Fourth bus operator's drivers will be trained to advise passengers on what the journey ahead will be like
Go-Ahead looking to help staff get ahead Mr Wood at Go-Ahead Singapore's depot. The operator is looking to keep its workshop processes lean, smooth and digitised.ST PHOTO: AZMI ATHNI

Don't be surprised if you get not just a hello from your bus driver but also a word about traffic conditions, when you board a bus run by Singapore's newest bus operator.

Go-Ahead Singapore, the island's fourth bus operator, said its bus drivers will be trained to communicate with passengers, especially when there are major delays caused by accidents or road diversions.

Said managing director Nigel Wood: "We will get our bus captains to communicate to passengers getting on and let them know, 'Sorry, there was a delay because of this.' They (the passengers) become more understanding."

As they are in contact with the operations control centre throughout their routes, bus drivers are more aware of traffic conditions, and can advise boarding passengers on what the journey ahead will be like, he told The Straits Times in an exclusive interview last month.

In arming its bus drivers with skills to be more communicative, Go-Ahead Singapore, which starts operations next month, hopes to tackle the frustrations of commuters at the "front end", he said.

Customer service is one of the modules conducted by the firm in its six-week training programme for bus drivers, who are trained to handle commuters through role play in different scenarios.

The British-based Go-Ahead will be the second firm to enter the Singapore market under the government contracting regime. It follows Tower Transit Singapore, which started operations in May.

Commuters said the customer service standards of bus drivers vary widely, so more training is welcome. Engineer Chris Chan, 28, said: "Some will give a cheerful greeting when you board, some try to explain why the wheelchair users have to board first. But many don't as well, so this is good."

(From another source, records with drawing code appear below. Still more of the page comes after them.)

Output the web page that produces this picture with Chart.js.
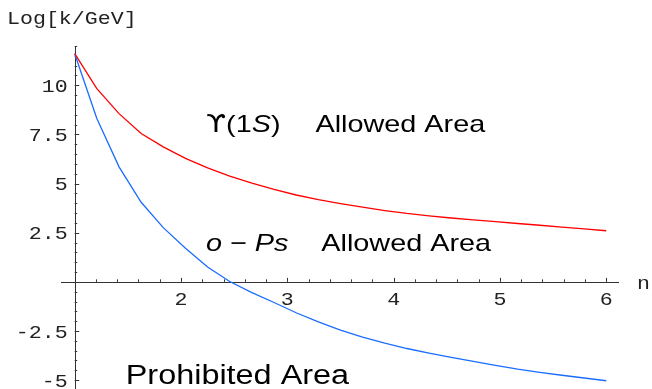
<!DOCTYPE html>
<html>
<head>
<meta charset="utf-8">
<title>Log[k/GeV] vs n</title>
<script src="https://cdn.jsdelivr.net/npm/chart.js@4.4.1/dist/chart.umd.min.js"></script>
<style>
    html, body { margin: 0; padding: 0; background: #fff; }
    canvas { display: block; }
</style>
</head>
<body>
<canvas id="plot" width="652" height="389"></canvas>
<script>
// sample points of n (Mathematica style, 25 samples from 1 to 6)
const nValues = [1.000, 1.208, 1.417, 1.625, 1.833, 2.042, 2.250, 2.458, 2.667, 2.875,
    3.083, 3.292, 3.500, 3.708, 3.917, 4.125, 4.333, 4.542, 4.750, 4.958,
    5.167, 5.375, 5.583, 5.792, 6.000];

// Upsilon(1S) boundary (red)
const upsilonLogK = [11.61, 9.83, 8.56, 7.55, 6.87, 6.28, 5.80, 5.38, 5.02, 4.70,
    4.42, 4.18, 3.98, 3.80, 3.63, 3.48, 3.36, 3.25, 3.15, 3.06,
    2.97, 2.88, 2.79, 2.70, 2.60];

// ortho-positronium boundary (blue)
const orthoPsLogK = [11.61, 8.31, 5.85, 4.05, 2.76, 1.71, 0.76, 0.02, -0.55, -1.05,
    -1.57, -2.03, -2.45, -2.81, -3.12, -3.39, -3.62, -3.84, -4.05, -4.25,
    -4.44, -4.60, -4.75, -4.89, -5.03];

const xTicks = [2, 3, 4, 5, 6];
const xTickLabels = ['2', '3', '4', '5', '6'];
const yTicks = [-5, -2.5, 2.5, 5, 7.5, 10];
const yTickLabels = ['-5', '-2.5', '2.5', '5', '7.5', '10'];

const STRETCH = 1.2;  // the original picture is a bit wider than tall
const MONO = '18px "Liberation Mono", "Courier New", monospace';
const SANS = '"Liberation Sans", Arial, Helvetica, sans-serif';

// draw text squeezed horizontally like the original, returns its width
function stretchText(ctx, str, x, y, align) {
    const w = ctx.measureText(str).width * STRETCH;
    let x0 = x;
    if (align === 'right') x0 = x - w;
    else if (align === 'center') x0 = x - w / 2;
    ctx.save();
    ctx.translate(x0, y);
    ctx.scale(STRETCH, 1);
    ctx.textAlign = 'left';
    ctx.fillText(str, 0, 0);
    ctx.restore();
    return w;
}

// draw a row of pieces, some of them italic
function richText(ctx, parts, x, y, size) {
    let cx = x;
    parts.forEach(p => {
        ctx.font = (p.italic ? 'italic ' : '') + size + 'px ' + (p.family || SANS);
        cx += stretchText(ctx, p.t, cx, y, 'left');
    });
}

const axesPlugin = {
    id: 'mmaAxes',
    beforeDatasetsDraw(chart) {
        const ctx = chart.ctx;
        const xs = chart.scales.x, ys = chart.scales.y;
        const area = chart.chartArea;
        const x0 = xs.getPixelForValue(1);
        const y0 = ys.getPixelForValue(0);

        ctx.save();
        ctx.strokeStyle = '#333';
        ctx.lineWidth = 1;
        ctx.beginPath();
        ctx.moveTo(area.left, Math.round(y0) + 0.5);
        ctx.lineTo(area.right, Math.round(y0) + 0.5);
        ctx.moveTo(Math.round(x0) + 0.5, area.top);
        ctx.lineTo(Math.round(x0) + 0.5, area.bottom);
        ctx.stroke();

        // x ticks: minor every 0.2, major at integers
        ctx.beginPath();
        for (let i = 6; i <= 30; i++) {
            const v = i / 5;
            const px = Math.round(xs.getPixelForValue(v)) + 0.5;
            const len = (i % 5 === 0) ? 4 : 2.5;
            ctx.moveTo(px, y0);
            ctx.lineTo(px, y0 - len);
        }
        // y ticks: minor every 0.5, major every 2.5
        for (let i = -10; i <= 24; i++) {
            if (i === 0) continue;
            const v = i / 2;
            const py = Math.round(ys.getPixelForValue(v)) + 0.5;
            if (py < area.top || py > area.bottom) continue;
            const len = (i % 5 === 0) ? 4.5 : 2.5;
            ctx.moveTo(x0, py);
            ctx.lineTo(x0 + len, py);
        }
        ctx.stroke();

        // tick labels
        ctx.fillStyle = '#222';
        ctx.font = MONO;
        ctx.textBaseline = 'alphabetic';
        xTicks.forEach((v, i) => {
            stretchText(ctx, xTickLabels[i], xs.getPixelForValue(v), y0 + 23, 'center');
        });
        yTicks.forEach((v, i) => {
            stretchText(ctx, yTickLabels[i], x0 - 7, ys.getPixelForValue(v) + 6.5, 'right');
        });

        // axis labels
        stretchText(ctx, 'Log[k/GeV]', 7, 24, 'left');
        stretchText(ctx, 'n', 637, y0 + 7, 'left');
        ctx.restore();
    },
    afterDatasetsDraw(chart) {
        const ctx = chart.ctx;
        const xs = chart.scales.x, ys = chart.scales.y;
        ctx.save();
        ctx.fillStyle = '#000';
        ctx.textBaseline = 'alphabetic';

        richText(ctx, [{ t: '\u03D2', family: '"DejaVu Sans", sans-serif' }, { t: '(1' },
            { t: 'S', italic: true }, { t: ')' }],
            xs.getPixelForValue(2.235), ys.getPixelForValue(7.61), 24);
        richText(ctx, [{ t: 'Allowed Area' }],
            xs.getPixelForValue(3.265), ys.getPixelForValue(7.61), 24);

        richText(ctx, [{ t: 'o', italic: true }, { t: ' \u2212 ' }, { t: 'Ps', italic: true }],
            xs.getPixelForValue(2.235), ys.getPixelForValue(1.57), 24);
        richText(ctx, [{ t: 'Allowed Area' }],
            xs.getPixelForValue(3.32), ys.getPixelForValue(1.57), 24);

        richText(ctx, [{ t: 'Prohibited Area' }],
            xs.getPixelForValue(1.48), ys.getPixelForValue(-5.19), 27);
        ctx.restore();
    }
};

const ctx = document.getElementById('plot').getContext('2d');
new Chart(ctx, {
    type: 'line',
    data: {
        datasets: [{
            label: 'Upsilon(1S)',
            data: nValues.map((n, i) => ({ x: n, y: upsilonLogK[i] })),
            borderColor: '#ff0000',
            borderWidth: 1.3,
            pointRadius: 0,
            tension: 0,
            fill: false
        }, {
            label: 'o-Ps',
            data: nValues.map((n, i) => ({ x: n, y: orthoPsLogK[i] })),
            borderColor: '#1a6dff',
            borderWidth: 1.3,
            pointRadius: 0,
            tension: 0,
            fill: false
        }]
    },
    options: {
        responsive: false,
        animation: false,
        devicePixelRatio: 1,
        layout: { padding: { left: 61, right: 33, top: 46, bottom: 0 } },
        plugins: {
            legend: { display: false },
            tooltip: { enabled: false }
        },
        scales: {
            x: { type: 'linear', min: 0.871, max: 6.12, display: false },
            y: { type: 'linear', min: -5.45, max: 12.0, display: false }
        }
    },
    plugins: [axesPlugin]
});
</script>
</body>
</html>
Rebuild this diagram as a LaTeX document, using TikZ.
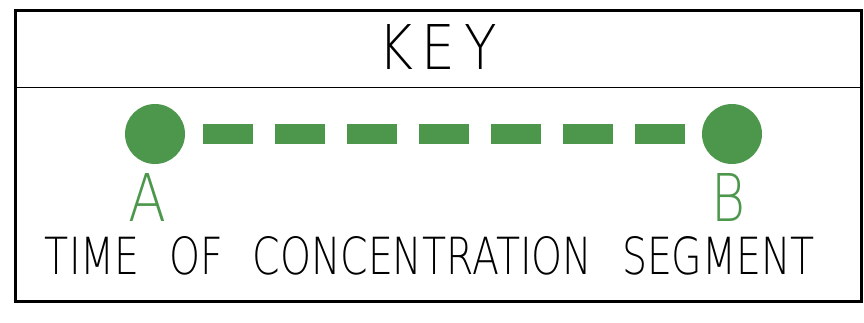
\documentclass[tikz,border=0pt]{standalone}
\usepackage{fontspec}
\usepackage{graphicx}
\usetikzlibrary{positioning}
\newfontfamily\cadfont{DejaVu Sans ExtraLight}
\newcommand\wgap{\hspace{0.75em}}
\definecolor{segment}{RGB}{76,151,76}

\begin{document}
\begin{tikzpicture}[
      x=1pt,y=-1pt,
      frame/.style={draw=black,line width=3pt},
      rule/.style={draw=black,line width=1.5pt},
      endpt/.style={circle,fill=segment,inner sep=0pt,minimum size=60pt},
      seg/.style={segment,line width=20pt,dash pattern=on 50pt off 22pt,
        shorten <=48pt,shorten >=47pt},
      caps/.style={inner sep=0pt,font=\cadfont\fontsize{50}{50}\selectfont},
      letter/.style={caps,text=segment}
    ]
      \useasboundingbox (0,0) rectangle (864,323);
      \draw[frame] (15,11) rectangle (861.5,301.5);
      \draw[rule] (15,87.5) -- (861.5,87.5);

      \node[caps] (key) at (437.5,47.5){\resizebox{119pt}{45pt}{K\,E\,Y}};

      \node[endpt] (ptA) at (155,134){};
      \node[endpt] (ptB) at (732,134){};
      \draw[seg] (ptA.center) -- (ptB.center);

      \node[letter,below=9pt of ptA,xshift=-8pt] (labA){\resizebox{38pt}{48pt}{A}};
      \node[letter,below=9pt of ptB,xshift=-4pt] (labB){\resizebox{34pt}{48pt}{B}};

      \node[caps] (legend) at (430,256)
        {\resizebox{770pt}{38pt}{TIME\wgap OF\wgap CONCENTRATION\wgap SEGMENT}};
    \end{tikzpicture}
\end{document}
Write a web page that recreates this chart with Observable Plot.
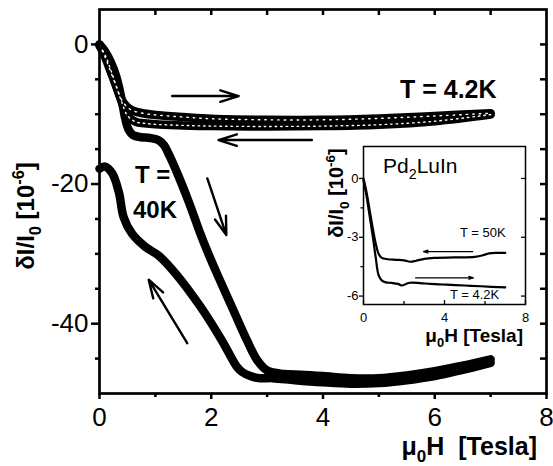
<!DOCTYPE html>
<html><head><meta charset="utf-8">
<script src="https://cdn.jsdelivr.net/npm/d3@7"></script>
<script src="https://cdn.jsdelivr.net/npm/@observablehq/plot@0.6"></script>
<style>
body{margin:0;background:#fff;}
#wrap{position:relative;width:553px;height:466px;overflow:hidden;}
#wrap svg{position:absolute;left:0;top:0;}
</style></head><body><div id="wrap"></div>
<script>
const FONT = "'Liberation Sans', Arial, Helvetica, sans-serif";

// ---- main panel ----
const xTicksMain = [0, 2, 4, 6, 8];
const xMinorMain = [1, 3, 5, 7];
const xTopMain = [1, 2, 3, 4, 5, 6, 7];
const yTicksMain = [0, -20, -40];
const yMinorMain = [-5, -10, -15, -25, -30, -35, -45];
const yRightMain = [0, -5, -10, -15, -20, -25, -30, -35, -40, -45];

// T = 4.2K, increasing field (upper branch)
const x42u = [0, 0.1, 0.2, 0.3, 0.4, 0.5, 0.6, 0.8, 1.0, 1.5, 2, 3, 4, 5, 6, 7];
const y42u = [0, -1.8, -3.9, -6.0, -8.0, -9.0, -9.5, -9.9, -10.1, -10.4, -10.65, -10.8, -10.8, -10.6, -10.25, -9.85];
// T = 4.2K, decreasing field (lower branch)
const x42d = [7, 6, 5, 4, 3, 2, 1.5, 1.0, 0.8, 0.65, 0.5, 0.4, 0.3, 0.2, 0.1, 0];
const y42d = [-10.05, -11.0, -11.5, -11.7, -11.75, -11.7, -11.6, -11.45, -11.3, -11.1, -10.2, -8.3, -6.0, -3.6, -1.5, -0.2];
// T = 40K, increasing field
const x40u = [0, 0.1, 0.2, 0.3, 0.4, 0.46, 0.52, 0.6, 0.75, 0.9, 1.05, 1.15, 1.25, 1.4, 1.6, 1.8, 1.95, 2.1, 2.37, 2.64, 2.82, 3.0, 3.3, 3.6, 4.0, 4.5, 5.0, 5.5, 6.0, 6.5, 7.0];
const y40u = [0, -1.0, -2.5, -4.6, -8.0, -10.6, -12.2, -13.0, -13.3, -13.4, -13.7, -14.4, -15.9, -18.6, -22.6, -27.0, -30.0, -32.8, -37.6, -42.4, -45.2, -46.7, -47.2, -47.3, -47.5, -47.8, -47.8, -47.4, -46.8, -46.0, -45.1];
// T = 40K, decreasing field
const x40d = [7.0, 6.5, 6.0, 5.5, 5.0, 4.5, 4.0, 3.5, 3.1, 2.85, 2.7, 2.55, 2.46, 2.19, 1.81, 1.36, 1.05, 0.82, 0.58, 0.43, 0.35, 0.23, 0.1, 0];
const y40d = [-45.6, -46.6, -47.5, -48.1, -48.5, -48.6, -48.4, -48.1, -47.8, -47.8, -47.5, -46.9, -46.2, -42.4, -37.6, -32.8, -30.2, -29.0, -27.1, -24.7, -21.3, -18.5, -17.5, -17.8];

// sweep-direction arrows (x1, y1 -> x2, y2)
const arrX1 = [1.3, 3.8, 1.93, 1.57];
const arrY1 = [-7.4, -13.7, -19.2, -42.8];
const arrX2 = [2.49, 2.13, 2.27, 0.88];
const arrY2 = [-7.4, -13.7, -27.3, -33.7];

// ---- inset ----
const xTicksIn = [0, 4, 8];
const xMinorIn = [2, 6];
const yTicksIn = [0, -3, -6];
const yMinorIn = [-1.5, -4.5];
const x50 = [0, 0.15, 0.3, 0.45, 0.6, 0.75, 0.9, 1.2, 1.6, 2.0, 2.3, 2.6, 3.0, 3.5, 4.5, 5.5, 5.9, 6.2, 6.6, 7.0];
const y50 = [0, -0.7, -1.6, -2.5, -3.3, -3.85, -4.05, -4.12, -4.15, -4.18, -4.25, -4.2, -4.1, -4.05, -4.03, -4.0, -3.92, -3.82, -3.8, -3.8];
const x4 = [0, 0.15, 0.3, 0.45, 0.6, 0.75, 0.9, 1.1, 1.4, 1.7, 1.9, 2.1, 2.3, 2.8, 3.3, 4.1, 5.0, 5.8, 7.0];
const y4 = [-0.1, -0.9, -1.9, -2.9, -4.0, -4.95, -5.2, -5.3, -5.33, -5.38, -5.46, -5.38, -5.32, -5.34, -5.38, -5.42, -5.46, -5.5, -5.56];
const inArrX1 = [5.4, 2.57];
const inArrY1 = [-3.73, -5.07];
const inArrX2 = [2.96, 5.43];
const inArrY2 = [-3.73, -5.07];

const zip = (xs, ys) => xs.map((x, i) => ({x, y: ys[i]}));
const arrows = (a, b, c, d) => a.map((_, i) => ({x1: a[i], y1: b[i], x2: c[i], y2: d[i]}));

const W = 553, H = 466;
// main geometry
const mL = 99, mR = 7, mT = 9, mB = 73;
const pW = W - mL - mR, pH = H - mT - mB;

const lineOpts = {x: "x", y: "y", curve: "catmull-rom", strokeLinejoin: "round", strokeLinecap: "round", stroke: "#000"};

const main = Plot.plot({
  width: W, height: H,
  marginLeft: mL, marginRight: mR, marginTop: mT, marginBottom: mB,
  x: {domain: [0, 8]},
  y: {domain: [-50, 5]},
  style: {fontFamily: FONT, background: "transparent", color: "#000", overflow: "visible"},
  marks: [
    Plot.line(zip(x40d, y40d), {...lineOpts, strokeWidth: 8.5}),
    Plot.line(zip(x40u, y40u), {...lineOpts, strokeWidth: 8.5}),
    Plot.line(zip(x42u, y42u), {...lineOpts, strokeWidth: 8.5}),
    Plot.line(zip(x42d, y42d), {...lineOpts, strokeWidth: 8.5}),
    Plot.line(zip(x42u, y42u), {...lineOpts, stroke: "#fff", strokeWidth: 1.4, strokeDasharray: "1.5 5"}),
    Plot.line(zip(x42d, y42d), {...lineOpts, stroke: "#fff", strokeWidth: 1.4, strokeDasharray: "1.5 4"}),
    Plot.arrow(arrows(arrX1, arrY1, arrX2, arrY2), {x1: "x1", y1: "y1", x2: "x2", y2: "y2", strokeWidth: 2.4, headLength: 12, headAngle: 35, stroke: "#000"}),
    // ticks
    Plot.tickX(xTicksMain, {x: d => d, insetTop: pH, insetBottom: -6, strokeWidth: 2.5}),
    Plot.tickX(xMinorMain, {x: d => d, insetTop: pH, insetBottom: -4, strokeWidth: 2.5}),
    Plot.tickX(xTopMain, {x: d => d, insetTop: 0, insetBottom: pH - 6, strokeWidth: 2.5}),
    Plot.tickY(yTicksMain, {y: d => d, insetLeft: -8, insetRight: pW, strokeWidth: 2.5}),
    Plot.tickY(yMinorMain, {y: d => d, insetLeft: -4, insetRight: pW, strokeWidth: 2.5}),
    Plot.tickY(yRightMain, {y: d => d, insetLeft: pW - 6, insetRight: 0, strokeWidth: 2.5}),
    Plot.axisX({ticks: xTicksMain, anchor: "bottom", tickSize: 0, tickPadding: 14, fontSize: 26, tickFormat: d => String(d), label: null}),
    Plot.axisY({ticks: yTicksMain, anchor: "left", tickSize: 0, tickPadding: 11, fontSize: 26, tickFormat: d => String(d), label: null}),
    Plot.frame({strokeWidth: 2.7, stroke: "#000"})
  ]
});

// inset geometry
const iL = 363, iR = W - 525, iT = 146, iB = H - 304;
const iW = W - iL - iR, iH = H - iT - iB;

const inset = Plot.plot({
  width: W, height: H,
  marginLeft: iL, marginRight: iR, marginTop: iT, marginBottom: iB,
  x: {domain: [0, 8]},
  y: {domain: [-6.43, 1.63]},
  style: {fontFamily: FONT, background: "transparent", color: "#000", overflow: "visible"},
  marks: [
    Plot.line(zip(x50, y50), {...lineOpts, strokeWidth: 2.2}),
    Plot.line(zip(x4, y4), {...lineOpts, strokeWidth: 2.2}),
    Plot.arrow(arrows(inArrX1, inArrY1, inArrX2, inArrY2), {x1: "x1", y1: "y1", x2: "x2", y2: "y2", strokeWidth: 1.2, headLength: 6, headAngle: 35, stroke: "#000"}),
    Plot.tickX(xTicksIn, {x: d => d, insetTop: iH - 4, insetBottom: 0, strokeWidth: 1.3}),
    Plot.tickX(xMinorIn, {x: d => d, insetTop: iH - 3, insetBottom: 0, strokeWidth: 1.3}),
    Plot.tickY(yTicksIn, {y: d => d, insetLeft: -4, insetRight: iW, strokeWidth: 1.3}),
    Plot.tickY(yMinorIn, {y: d => d, insetLeft: -2.5, insetRight: iW, strokeWidth: 1.3}),
    Plot.tickY(yTicksIn, {y: d => d, insetLeft: iW - 4, insetRight: 0, strokeWidth: 1.3}),
    Plot.axisX({ticks: xTicksIn, anchor: "bottom", tickSize: 0, tickPadding: 8, fontSize: 13, tickFormat: d => String(d), label: null}),
    Plot.axisY({ticks: yTicksIn, anchor: "left", tickSize: 0, tickPadding: 5, fontSize: 13, tickFormat: d => String(d), label: null}),
    Plot.frame({strokeWidth: 1.5, stroke: "#000"})
  ]
});

const wrap = document.getElementById("wrap");
wrap.append(main, inset);

function rich(svg, {x, y, rotate = 0, size, weight = "normal", anchor = "start", parts}) {
  const t = d3.select(svg).append("text")
    .attr("transform", `translate(${x},${y}) rotate(${rotate})`)
    .attr("text-anchor", anchor)
    .attr("font-size", size)
    .attr("font-weight", weight)
    .attr("font-family", FONT)
    .attr("fill", "#000");
  let shift = 0;
  for (const [s, kind] of parts) {
    const target = kind === "sub" ? size * 0.28 : kind === "sup" ? -size * 0.42 : 0;
    const span = t.append("tspan").text(s).attr("dy", target - shift);
    if (kind !== "n") span.attr("font-size", size * 0.68);
    shift = target;
  }
}

// main labels
rich(main, {x: 34, y: 216, rotate: -90, size: 24, weight: "bold", anchor: "middle",
  parts: [["δI/I", "n"], ["0", "sub"], [" [10", "n"], ["-6", "sup"], ["]", "n"]]});
rich(main, {x: 537, y: 455, size: 25, weight: "bold", anchor: "end",
  parts: [["μ", "n"], ["0", "sub"], ["H\u00a0\u00a0[Tesla]", "n"]]});
rich(main, {x: 400, y: 98, size: 25, weight: "bold", parts: [["T = 4.2K", "n"]]});
rich(main, {x: 135, y: 183, size: 24, weight: "bold", parts: [["T =", "n"]]});
rich(main, {x: 133, y: 218, size: 24, weight: "bold", parts: [["40K", "n"]]});

// inset labels
rich(inset, {x: 343, y: 193, rotate: -90, size: 20, weight: "bold", anchor: "middle",
  parts: [["δI/I", "n"], ["0", "sub"], [" [10", "n"], ["-6", "sup"], ["]", "n"]]});
rich(inset, {x: 523, y: 342, size: 19, weight: "bold", anchor: "end",
  parts: [["μ", "n"], ["0", "sub"], ["H [Tesla]", "n"]]});
rich(inset, {x: 383, y: 173, size: 21, parts: [["Pd", "n"], ["2", "sub"], ["LuIn", "n"]]});
rich(inset, {x: 460, y: 237, size: 13, parts: [["T = 50K", "n"]]});
rich(inset, {x: 450, y: 299, size: 13, parts: [["T = 4.2K", "n"]]});
</script>
</body></html>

But National University of Singapore transport researcher Lee Der Horng said: "The intention is good, but the way the bus captains convey the message has to be effective." Rather than passing information verbally, a buswide communication system can be used.

Mr Wood also gave an update on Go-Ahead Singapore's preparations, saying it is now in the final stages and "very close" to hiring all its 900 staff, including 700 bus captains. It will run 25 bus routes in the Pasir Ris and Punggol areas, launching in two batches from next month.

Mr Wood is confident Go-Ahead can deliver on the contract terms, which reward operators financially for ensuring buses arrive regularly, and penalise them if they do not.

Go-Ahead has some 26 years of operational experience in London and currently has 25 per cent of the market there. Its track record puts it in a good place, he said.

One way to keep buses on time, was to "advance" buses. "For example, if there's a delay coming out of the interchange because of traffic lights that cause a minute's delay, you can have the bus depart earlier. "So by the time it's past those traffic lights, it's on time," he said.

Go-Ahead is also looking to keep its workshop processes lean and smooth. Reports on bus repairs and maintenance will be digitised, with technicians using mobile tablets instead of paper forms. This will enable it to accurately predict how much stock of parts, like tyres, to keep at its depot, and also track the life-cycle costs of each vehicle.

Dr Lee said Go-Ahead's strategy of advancing bus times can be useful but operators here face challenging conditions, partly because bus lanes are not everywhere. "This contributes to delays en route. Even if you 'advance' the bus you can just as easily lose one minute along the way."